Existence of generalized Busemann functions and Gibbs measures for random walks in random potentials
Sean Groathouse, Christopher Janjigian, Firas Rassoul-Agha
TL;DR
This work develops a unified framework for generalized Busemann functions and Gibbs (DLR) measures for random walks in random potentials (RWRP) on $\mathbb{Z}^d$, capturing directed polymers, percolation models, and elliptic RWRE in both static and dynamic environments. The authors construct generalized Busemann functions $B^{\mathcal{A},\beta,m}$ via a hybrid approximation that blends point-to-hyperplane and point-to-level perspectives, under mild ergodicity and moment hypotheses, and show how these yield infinite-volume Gibbs measures $\textup{Q}_{x}^{\mathcal{A},\beta,m,\omega}$ consistently linked to restricted/unrestricted point-to-point measures and to the limiting free energy $\Lambda^{\beta}$. They establish that these cocycles satisfy recovery, cocycle, and covariance properties, and that the induced semi-infinite paths are directed into specific faces of the limit shape with well-defined large deviation principles for their velocity; the mean vectors $\mathbf{m}(B)$ align with the Legendre–Fenchel dual of the shape function.
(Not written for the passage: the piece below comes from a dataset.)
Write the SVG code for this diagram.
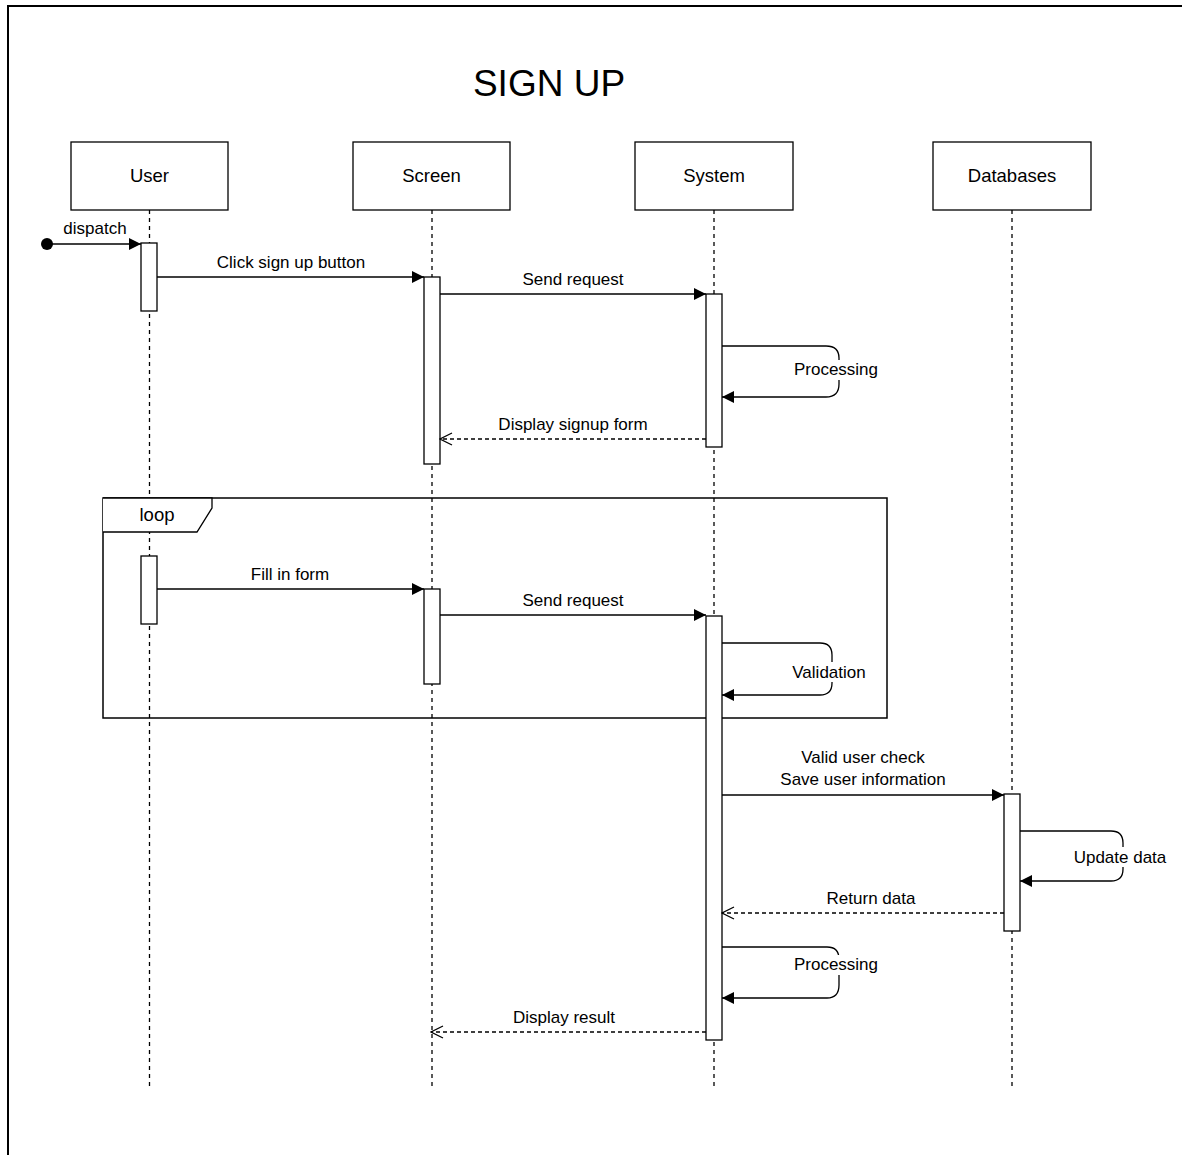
<svg xmlns="http://www.w3.org/2000/svg" width="1182" height="1155" viewBox="0 0 1182 1155">
<style>
text{font-family:"Liberation Sans",Arial,sans-serif;fill:#000}
.lbl{font-size:17px;text-anchor:middle}
.hdr{font-size:18.5px;text-anchor:middle}
.box{fill:#fff;stroke:#000;stroke-width:1.3}
.life{stroke:#000;stroke-width:1.3;stroke-dasharray:4 4;fill:none}
.act{fill:#fff;stroke:#000;stroke-width:1.3}
.msg{stroke:#000;stroke-width:1.3;fill:none;marker-end:url(#fill)}
.ret{stroke:#000;stroke-width:1.3;fill:none;stroke-dasharray:4 3;marker-end:url(#open)}
.bg{fill:#fff}
</style>
<defs>
<marker id="fill" markerWidth="14" markerHeight="12" refX="12" refY="6" orient="auto" markerUnits="userSpaceOnUse">
<path d="M0,0 L12,6 L0,12 Z" fill="#000"/>
</marker>
<marker id="open" markerWidth="14" markerHeight="14" refX="13" refY="7" orient="auto" markerUnits="userSpaceOnUse">
<path d="M1,1 L13,7 L1,13" fill="none" stroke="#000" stroke-width="1.3"/>
</marker>
</defs>
<rect width="1182" height="1155" fill="#fff"/>
<path d="M8,1160 L8,6 L1190,6" fill="none" stroke="#000" stroke-width="2"/>
<text x="549" y="96" font-size="37" text-anchor="middle">SIGN UP</text>

<g id="lifelines">
<line class="life" x1="149.5" y1="210" x2="149.5" y2="1090"/>
<line class="life" x1="432" y1="210" x2="432" y2="1090"/>
<line class="life" x1="714" y1="210" x2="714" y2="1090"/>
<line class="life" x1="1012" y1="210" x2="1012" y2="1090"/>
</g>

<g id="user"><rect class="box" x="71" y="142" width="157" height="68"/><text class="hdr" x="149.5" y="182">User</text></g>
<g id="screen"><rect class="box" x="353" y="142" width="157" height="68"/><text class="hdr" x="431.5" y="182">Screen</text></g>
<g id="system"><rect class="box" x="635" y="142" width="158" height="68"/><text class="hdr" x="714" y="182">System</text></g>
<g id="databases"><rect class="box" x="933" y="142" width="158" height="68"/><text class="hdr" x="1012" y="182">Databases</text></g>

<g id="loop">
<rect x="103" y="498" width="784" height="220" fill="none" stroke="#000" stroke-width="1.5"/>
<path d="M103,498 L212,498 L212,508 L197,532 L103,532" fill="#fff" stroke="#000" stroke-width="1.3"/>
<text x="157" y="521" font-size="18.5" text-anchor="middle">loop</text>
</g>

<g id="activations">
<rect class="act" x="141" y="243" width="16" height="68"/>
<rect class="act" x="424" y="277" width="16" height="187"/>
<rect class="act" x="706" y="294" width="16" height="153"/>
<rect class="act" x="141" y="556" width="16" height="68"/>
<rect class="act" x="424" y="589" width="16" height="95"/>
<rect class="act" x="706" y="616" width="16" height="424"/>
<rect class="act" x="1004" y="794" width="16" height="137"/>
</g>

<g id="connectors">
<circle cx="47" cy="244" r="6" fill="#000"/>
<line class="msg" x1="47" y1="244" x2="141" y2="244"/>
<text class="lbl" x="95" y="234">dispatch</text>

<line class="msg" x1="157" y1="277" x2="424" y2="277"/>
<text class="lbl" x="291" y="268">Click sign up button</text>

<line class="msg" x1="440" y1="294" x2="706" y2="294"/>
<text class="lbl" x="573" y="285">Send request</text>

<path class="msg" d="M722,346 L826,346 Q839,346 839,358 L839,384 Q839,397 826,397 L722,397"/>
<rect class="bg" x="793" y="360" width="88" height="20"/>
<text class="lbl" x="836" y="375">Processing</text>

<line class="ret" x1="706" y1="439" x2="440" y2="439"/>
<text class="lbl" x="573" y="430">Display signup form</text>

<line class="msg" x1="157" y1="589" x2="424" y2="589"/>
<text class="lbl" x="290" y="580">Fill in form</text>

<line class="msg" x1="440" y1="615" x2="706" y2="615"/>
<text class="lbl" x="573" y="606">Send request</text>

<path class="msg" d="M722,643 L820,643 Q832,643 832,655 L832,683 Q832,695 820,695 L722,695"/>
<rect class="bg" x="790" y="662" width="78" height="20"/>
<text class="lbl" x="829" y="678">Validation</text>

<line class="msg" x1="722" y1="795" x2="1004" y2="795"/>
<text class="lbl" x="863" y="763">Valid user check</text>
<text class="lbl" x="863" y="785">Save user information</text>

<path class="msg" d="M1020,831 L1111,831 Q1123,831 1123,843 L1123,869 Q1123,881 1111,881 L1020,881"/>
<rect class="bg" x="1073" y="847" width="96" height="20"/>
<text class="lbl" x="1120" y="863">Update data</text>

<line class="ret" x1="1004" y1="913" x2="722" y2="913"/>
<text class="lbl" x="871" y="904">Return data</text>

<path class="msg" d="M722,947 L827,947 Q839,947 839,959 L839,985 Q839,998 827,998 L722,998"/>
<rect class="bg" x="793" y="955" width="88" height="20"/>
<text class="lbl" x="836" y="970">Processing</text>

<line class="ret" x1="706" y1="1032" x2="431" y2="1032"/>
<text class="lbl" x="564" y="1023">Display result</text>
</g>
</svg>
This Doob $h$-transform viewpoint connects generalized Busemann functions to harmonic functions, Martin boundary theory, and stochastic homogenization, offering a robust framework for analyzing semi-infinite geodesics and Gibbs measures in a broad class of random media. The results provide a versatile toolkit for understanding long-term path structure, DP/RWRE duality, and asymptotic velocity phenomena in complex random environments.
Abstract
We establish the existence of generalized Busemann functions and Gibbs-Dobrushin-Landford-Ruelle measures for a general class of lattice random walks in random potential with finitely many admissible steps. This class encompasses directed polymers in random environments, first- and last-passage percolation, and elliptic random walks in both static and dynamic random environments in all dimensions and with minimal assumptions on the random potential.